Abu Dhabi’s long-awaited aromatics chemicals project looks set to move into the tendering phase after signing a new joint venture agreement with Singapore-based chemicals group Indorama.

State-owned Abu Dhabi National Chemicals Company’s (Chemaweyaat) awarded the deal that will see the two companies develop a $1bn-plus complex in the Al-Gharbia region (formerly Western Region).

Chemaweyaat will take a 51 per cent in the joint venture, named Abu Dhabi Chemicals Integration Company, which will produce 1.4 million tonnes a year (t/y) of paraxylene and 500,000 t/y of benzene when the plant is completed towards the end of the decade.

The project will be located at the Madeenat Chemaweyaat al-Gharbia (MCAG) site, east of the Ruwais refining and petrochemicals complex, along with supporting infrastructure including a dedicated export tank farm, jetty and loading births.

The complex, which is the first phase of Chemaweyaat’s Tacaamol megaproject, will utilise naphtha feedstock produced at the nearby refinery operated by Abu Dhabi Oil Refining Company (Takreer).

The long-delayed project looked to be back on track in in April 2012, Chemaweyaat appointed Foster Wheeler as the project management consultant (PMC) for the feed phase of the scheme.

This includes infrastructure work on the MCAG site to support the aromatics plant “and, in due course, the other complexes that are planned to be developed there”, Chemaweyaat said.

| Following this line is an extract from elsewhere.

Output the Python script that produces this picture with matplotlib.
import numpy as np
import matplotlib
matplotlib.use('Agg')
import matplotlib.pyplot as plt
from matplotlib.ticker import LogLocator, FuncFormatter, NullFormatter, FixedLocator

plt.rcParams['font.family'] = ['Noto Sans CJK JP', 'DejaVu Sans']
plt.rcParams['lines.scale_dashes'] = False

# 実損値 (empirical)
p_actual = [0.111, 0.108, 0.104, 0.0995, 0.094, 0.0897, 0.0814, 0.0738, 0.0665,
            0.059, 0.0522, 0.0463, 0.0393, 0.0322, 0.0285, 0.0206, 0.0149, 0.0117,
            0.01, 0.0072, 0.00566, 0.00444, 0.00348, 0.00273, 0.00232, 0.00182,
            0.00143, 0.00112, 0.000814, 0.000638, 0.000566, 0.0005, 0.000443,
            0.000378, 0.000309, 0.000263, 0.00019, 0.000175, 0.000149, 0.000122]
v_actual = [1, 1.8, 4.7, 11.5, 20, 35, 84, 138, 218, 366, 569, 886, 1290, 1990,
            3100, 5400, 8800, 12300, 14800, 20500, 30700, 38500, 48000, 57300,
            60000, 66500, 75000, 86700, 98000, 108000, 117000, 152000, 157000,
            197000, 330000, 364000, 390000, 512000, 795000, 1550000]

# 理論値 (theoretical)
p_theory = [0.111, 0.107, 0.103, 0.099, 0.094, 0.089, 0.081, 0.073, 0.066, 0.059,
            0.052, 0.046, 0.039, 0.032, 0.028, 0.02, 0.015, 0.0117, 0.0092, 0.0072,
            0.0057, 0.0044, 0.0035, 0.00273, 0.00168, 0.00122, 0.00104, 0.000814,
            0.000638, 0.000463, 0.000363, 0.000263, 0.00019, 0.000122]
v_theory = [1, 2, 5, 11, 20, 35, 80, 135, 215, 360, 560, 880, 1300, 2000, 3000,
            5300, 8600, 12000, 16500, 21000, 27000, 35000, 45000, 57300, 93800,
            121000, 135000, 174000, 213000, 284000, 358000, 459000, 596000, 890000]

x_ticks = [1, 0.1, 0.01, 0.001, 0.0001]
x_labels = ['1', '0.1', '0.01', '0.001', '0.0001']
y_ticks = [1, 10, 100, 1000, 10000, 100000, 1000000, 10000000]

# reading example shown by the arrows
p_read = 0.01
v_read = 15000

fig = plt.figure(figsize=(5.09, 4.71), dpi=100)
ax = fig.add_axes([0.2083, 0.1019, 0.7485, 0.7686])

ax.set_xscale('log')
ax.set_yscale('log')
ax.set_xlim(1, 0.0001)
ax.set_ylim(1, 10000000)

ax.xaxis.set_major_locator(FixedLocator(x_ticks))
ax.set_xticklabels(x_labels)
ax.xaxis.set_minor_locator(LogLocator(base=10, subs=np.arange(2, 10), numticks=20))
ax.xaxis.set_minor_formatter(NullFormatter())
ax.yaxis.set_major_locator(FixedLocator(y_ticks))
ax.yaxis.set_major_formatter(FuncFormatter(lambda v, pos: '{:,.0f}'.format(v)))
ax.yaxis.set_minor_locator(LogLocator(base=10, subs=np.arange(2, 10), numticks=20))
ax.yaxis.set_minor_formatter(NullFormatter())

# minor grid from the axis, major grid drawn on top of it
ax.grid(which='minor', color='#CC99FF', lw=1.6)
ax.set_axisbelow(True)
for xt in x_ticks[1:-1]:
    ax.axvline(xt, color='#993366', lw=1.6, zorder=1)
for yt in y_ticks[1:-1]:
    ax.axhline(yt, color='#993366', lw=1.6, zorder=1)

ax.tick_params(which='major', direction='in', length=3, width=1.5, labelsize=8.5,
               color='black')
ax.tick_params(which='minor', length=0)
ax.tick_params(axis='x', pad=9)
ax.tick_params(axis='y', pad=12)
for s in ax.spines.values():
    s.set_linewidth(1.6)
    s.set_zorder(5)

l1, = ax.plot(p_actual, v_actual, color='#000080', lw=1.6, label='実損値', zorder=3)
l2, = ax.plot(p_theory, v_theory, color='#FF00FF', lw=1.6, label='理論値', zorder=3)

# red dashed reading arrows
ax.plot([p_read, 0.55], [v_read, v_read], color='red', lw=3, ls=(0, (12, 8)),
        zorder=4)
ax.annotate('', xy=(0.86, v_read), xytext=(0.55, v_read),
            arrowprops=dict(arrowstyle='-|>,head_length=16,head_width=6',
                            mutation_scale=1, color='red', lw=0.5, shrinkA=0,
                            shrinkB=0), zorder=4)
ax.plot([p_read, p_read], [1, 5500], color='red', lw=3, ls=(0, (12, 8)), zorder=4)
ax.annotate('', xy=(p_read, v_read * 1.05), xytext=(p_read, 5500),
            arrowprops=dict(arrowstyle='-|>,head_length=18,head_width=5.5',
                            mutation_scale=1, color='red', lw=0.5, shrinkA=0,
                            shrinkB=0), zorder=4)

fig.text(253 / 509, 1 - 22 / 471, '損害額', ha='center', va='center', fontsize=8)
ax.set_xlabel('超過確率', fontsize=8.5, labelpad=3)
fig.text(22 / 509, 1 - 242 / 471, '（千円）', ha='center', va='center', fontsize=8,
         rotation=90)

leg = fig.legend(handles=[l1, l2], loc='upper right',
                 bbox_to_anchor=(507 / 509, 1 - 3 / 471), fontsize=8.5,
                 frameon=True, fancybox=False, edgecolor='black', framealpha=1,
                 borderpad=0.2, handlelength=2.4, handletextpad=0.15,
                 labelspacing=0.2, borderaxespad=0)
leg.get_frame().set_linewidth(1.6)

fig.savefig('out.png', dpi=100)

Then in September 2013, MEED revealed that the front-end engineering and design (feed) work for the project had been awarded to US engineering group CH2M Hill.

“During the summer of 2013, further contracts were placed covering the feed for the utilities, offsites and infrastructure, and the site preparation activities,” Chemaweyaat said in a statement after the Indorama deal.

After the feed stage is completed by CH2M Hill, the joint venture is expected to prepare and tender the engineering, procurement and construction (EPC) contract.

The Tacaamol project, which was initially expected to be completed in 2014, has hit several hurdles since its conception more than four years ago. The aromatics complex was planned as part of a larger $11bn complex including polyolefins, polystyrene, polycarbonate plants and several other plants.

US/Finnish group Neste Jacobs signed a long-term frame agreement to provide the feed work on the project in May 2009, which was never completed. Meanwhile, Australian engineering group WorleyParsons, which was initially providing consultancy work, also cut ties with the project.

Chemaweyaat is a 100 per cent state-owned company with ownership split between International Petroleum Investment Company (Ipic), Abu Dhabi Investment Council and Abu Dhabi National Oil Company (Adnoc).